→ **Work to complete**
In this exercise, return the whole listing exactly, excluding any images.

* begin *

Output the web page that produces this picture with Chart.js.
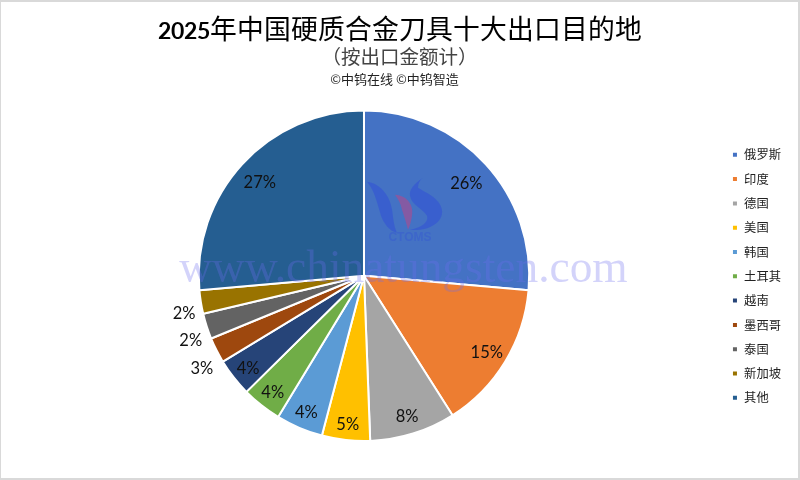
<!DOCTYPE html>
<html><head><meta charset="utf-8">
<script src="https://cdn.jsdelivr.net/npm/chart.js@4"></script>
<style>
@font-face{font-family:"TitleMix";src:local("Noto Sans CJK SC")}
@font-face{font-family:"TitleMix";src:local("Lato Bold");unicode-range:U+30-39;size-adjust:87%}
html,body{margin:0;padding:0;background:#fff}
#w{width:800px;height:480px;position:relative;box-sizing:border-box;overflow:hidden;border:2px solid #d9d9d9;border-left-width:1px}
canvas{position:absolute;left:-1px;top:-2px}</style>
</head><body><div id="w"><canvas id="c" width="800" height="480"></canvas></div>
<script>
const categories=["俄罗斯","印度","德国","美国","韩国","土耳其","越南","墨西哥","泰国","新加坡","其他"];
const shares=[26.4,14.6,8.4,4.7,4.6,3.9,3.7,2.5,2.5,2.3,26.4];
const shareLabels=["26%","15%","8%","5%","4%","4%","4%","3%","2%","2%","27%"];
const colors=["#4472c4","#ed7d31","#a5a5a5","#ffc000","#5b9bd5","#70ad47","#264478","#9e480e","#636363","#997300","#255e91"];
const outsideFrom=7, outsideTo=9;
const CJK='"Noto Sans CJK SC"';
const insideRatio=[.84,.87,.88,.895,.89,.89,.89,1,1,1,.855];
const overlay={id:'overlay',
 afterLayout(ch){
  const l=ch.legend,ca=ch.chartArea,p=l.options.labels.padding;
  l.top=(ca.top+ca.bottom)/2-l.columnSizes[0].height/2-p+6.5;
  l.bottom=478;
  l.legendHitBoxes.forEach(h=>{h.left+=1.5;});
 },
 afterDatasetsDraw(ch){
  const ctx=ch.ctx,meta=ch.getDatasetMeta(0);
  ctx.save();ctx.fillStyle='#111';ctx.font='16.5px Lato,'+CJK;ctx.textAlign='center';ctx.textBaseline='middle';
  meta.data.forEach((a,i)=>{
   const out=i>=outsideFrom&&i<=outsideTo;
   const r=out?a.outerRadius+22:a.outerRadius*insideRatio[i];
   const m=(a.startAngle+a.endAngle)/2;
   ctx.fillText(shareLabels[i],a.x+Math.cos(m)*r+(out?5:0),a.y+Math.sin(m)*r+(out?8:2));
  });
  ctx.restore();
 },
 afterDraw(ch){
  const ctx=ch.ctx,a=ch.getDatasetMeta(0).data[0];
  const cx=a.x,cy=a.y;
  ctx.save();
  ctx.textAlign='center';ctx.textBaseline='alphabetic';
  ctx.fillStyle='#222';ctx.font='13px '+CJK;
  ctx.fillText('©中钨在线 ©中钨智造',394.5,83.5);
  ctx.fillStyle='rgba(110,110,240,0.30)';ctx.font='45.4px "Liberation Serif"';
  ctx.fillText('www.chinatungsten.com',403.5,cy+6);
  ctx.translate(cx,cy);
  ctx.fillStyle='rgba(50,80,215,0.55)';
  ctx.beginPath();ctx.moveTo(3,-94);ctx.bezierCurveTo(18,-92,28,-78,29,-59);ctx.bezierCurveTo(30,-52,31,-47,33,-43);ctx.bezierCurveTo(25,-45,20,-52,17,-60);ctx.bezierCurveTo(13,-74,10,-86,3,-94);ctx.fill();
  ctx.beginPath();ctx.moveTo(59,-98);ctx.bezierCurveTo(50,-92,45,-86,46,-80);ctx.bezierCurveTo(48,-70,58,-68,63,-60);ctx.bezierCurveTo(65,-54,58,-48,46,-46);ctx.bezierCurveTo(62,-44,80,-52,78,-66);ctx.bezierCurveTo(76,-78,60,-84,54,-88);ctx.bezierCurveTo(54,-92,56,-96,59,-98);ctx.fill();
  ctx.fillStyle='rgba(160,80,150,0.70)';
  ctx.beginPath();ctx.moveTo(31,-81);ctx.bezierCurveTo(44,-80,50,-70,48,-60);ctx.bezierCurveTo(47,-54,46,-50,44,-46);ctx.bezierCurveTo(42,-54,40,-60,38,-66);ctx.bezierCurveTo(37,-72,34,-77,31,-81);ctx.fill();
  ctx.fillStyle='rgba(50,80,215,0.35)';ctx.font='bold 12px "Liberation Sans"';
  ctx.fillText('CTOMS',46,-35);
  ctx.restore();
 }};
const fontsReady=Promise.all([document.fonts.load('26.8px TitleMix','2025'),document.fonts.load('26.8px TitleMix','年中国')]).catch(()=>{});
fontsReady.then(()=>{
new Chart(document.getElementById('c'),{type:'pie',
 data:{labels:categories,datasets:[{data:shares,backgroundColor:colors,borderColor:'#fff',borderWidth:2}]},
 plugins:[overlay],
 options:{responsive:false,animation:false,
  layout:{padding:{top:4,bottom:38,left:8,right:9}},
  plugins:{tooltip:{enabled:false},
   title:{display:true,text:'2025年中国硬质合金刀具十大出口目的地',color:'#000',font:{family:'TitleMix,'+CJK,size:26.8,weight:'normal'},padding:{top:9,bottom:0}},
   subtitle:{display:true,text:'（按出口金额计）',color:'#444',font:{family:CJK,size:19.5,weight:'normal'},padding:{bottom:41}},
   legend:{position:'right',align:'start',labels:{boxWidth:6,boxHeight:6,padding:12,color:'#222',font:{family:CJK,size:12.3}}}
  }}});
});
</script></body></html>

* end *

→ **Response to the task**
Output the web page that produces this picture with Chart.js.
<!DOCTYPE html>
<html><head><meta charset="utf-8">
<script src="https://cdn.jsdelivr.net/npm/chart.js@4"></script>
<style>
@font-face{font-family:"TitleMix";src:local("Noto Sans CJK SC")}
@font-face{font-family:"TitleMix";src:local("Lato Bold");unicode-range:U+30-39;size-adjust:87%}
html,body{margin:0;padding:0;background:#fff}
#w{width:800px;height:480px;position:relative;box-sizing:border-box;overflow:hidden;border:2px solid #d9d9d9;border-left-width:1px}
canvas{position:absolute;left:-1px;top:-2px}</style>
</head><body><div id="w"><canvas id="c" width="800" height="480"></canvas></div>
<script>
const categories=["俄罗斯","印度","德国","美国","韩国","土耳其","越南","墨西哥","泰国","新加坡","其他"];
const shares=[26.4,14.6,8.4,4.7,4.6,3.9,3.7,2.5,2.5,2.3,26.4];
const shareLabels=["26%","15%","8%","5%","4%","4%","4%","3%","2%","2%","27%"];
const colors=["#4472c4","#ed7d31","#a5a5a5","#ffc000","#5b9bd5","#70ad47","#264478","#9e480e","#636363","#997300","#255e91"];
const outsideFrom=7, outsideTo=9;
const CJK='"Noto Sans CJK SC"';
const insideRatio=[.84,.87,.88,.895,.89,.89,.89,1,1,1,.855];
const overlay={id:'overlay',
 afterLayout(ch){
  const l=ch.legend,ca=ch.chartArea,p=l.options.labels.padding;
  l.top=(ca.top+ca.bottom)/2-l.columnSizes[0].height/2-p+6.5;
  l.bottom=478;
  l.legendHitBoxes.forEach(h=>{h.left+=1.5;});
 },
 afterDatasetsDraw(ch){
  const ctx=ch.ctx,meta=ch.getDatasetMeta(0);
  ctx.save();ctx.fillStyle='#111';ctx.font='16.5px Lato,'+CJK;ctx.textAlign='center';ctx.textBaseline='middle';
  meta.data.forEach((a,i)=>{
   const out=i>=outsideFrom&&i<=outsideTo;
   const r=out?a.outerRadius+22:a.outerRadius*insideRatio[i];
   const m=(a.startAngle+a.endAngle)/2;
   ctx.fillText(shareLabels[i],a.x+Math.cos(m)*r+(out?5:0),a.y+Math.sin(m)*r+(out?8:2));
  });
  ctx.restore();
 },
 afterDraw(ch){
  const ctx=ch.ctx,a=ch.getDatasetMeta(0).data[0];
  const cx=a.x,cy=a.y;
  ctx.save();
  ctx.textAlign='center';ctx.textBaseline='alphabetic';
  ctx.fillStyle='#222';ctx.font='13px '+CJK;
  ctx.fillText('©中钨在线 ©中钨智造',394.5,83.5);
  ctx.fillStyle='rgba(110,110,240,0.30)';ctx.font='45.4px "Liberation Serif"';
  ctx.fillText('www.chinatungsten.com',403.5,cy+6);
  ctx.translate(cx,cy);
  ctx.fillStyle='rgba(50,80,215,0.55)';
  ctx.beginPath();ctx.moveTo(3,-94);ctx.bezierCurveTo(18,-92,28,-78,29,-59);ctx.bezierCurveTo(30,-52,31,-47,33,-43);ctx.bezierCurveTo(25,-45,20,-52,17,-60);ctx.bezierCurveTo(13,-74,10,-86,3,-94);ctx.fill();
  ctx.beginPath();ctx.moveTo(59,-98);ctx.bezierCurveTo(50,-92,45,-86,46,-80);ctx.bezierCurveTo(48,-70,58,-68,63,-60);ctx.bezierCurveTo(65,-54,58,-48,46,-46);ctx.bezierCurveTo(62,-44,80,-52,78,-66);ctx.bezierCurveTo(76,-78,60,-84,54,-88);ctx.bezierCurveTo(54,-92,56,-96,59,-98);ctx.fill();
  ctx.fillStyle='rgba(160,80,150,0.70)';
  ctx.beginPath();ctx.moveTo(31,-81);ctx.bezierCurveTo(44,-80,50,-70,48,-60);ctx.bezierCurveTo(47,-54,46,-50,44,-46);ctx.bezierCurveTo(42,-54,40,-60,38,-66);ctx.bezierCurveTo(37,-72,34,-77,31,-81);ctx.fill();
  ctx.fillStyle='rgba(50,80,215,0.35)';ctx.font='bold 12px "Liberation Sans"';
  ctx.fillText('CTOMS',46,-35);
  ctx.restore();
 }};
const fontsReady=Promise.all([document.fonts.load('26.8px TitleMix','2025'),document.fonts.load('26.8px TitleMix','年中国')]).catch(()=>{});
fontsReady.then(()=>{
new Chart(document.getElementById('c'),{type:'pie',
 data:{labels:categories,datasets:[{data:shares,backgroundColor:colors,borderColor:'#fff',borderWidth:2}]},
 plugins:[overlay],
 options:{responsive:false,animation:false,
  layout:{padding:{top:4,bottom:38,left:8,right:9}},
  plugins:{tooltip:{enabled:false},
   title:{display:true,text:'2025年中国硬质合金刀具十大出口目的地',color:'#000',font:{family:'TitleMix,'+CJK,size:26.8,weight:'normal'},padding:{top:9,bottom:0}},
   subtitle:{display:true,text:'（按出口金额计）',color:'#444',font:{family:CJK,size:19.5,weight:'normal'},padding:{bottom:41}},
   legend:{position:'right',align:'start',labels:{boxWidth:6,boxHeight:6,padding:12,color:'#222',font:{family:CJK,size:12.3}}}
  }}});
});
</script></body></html>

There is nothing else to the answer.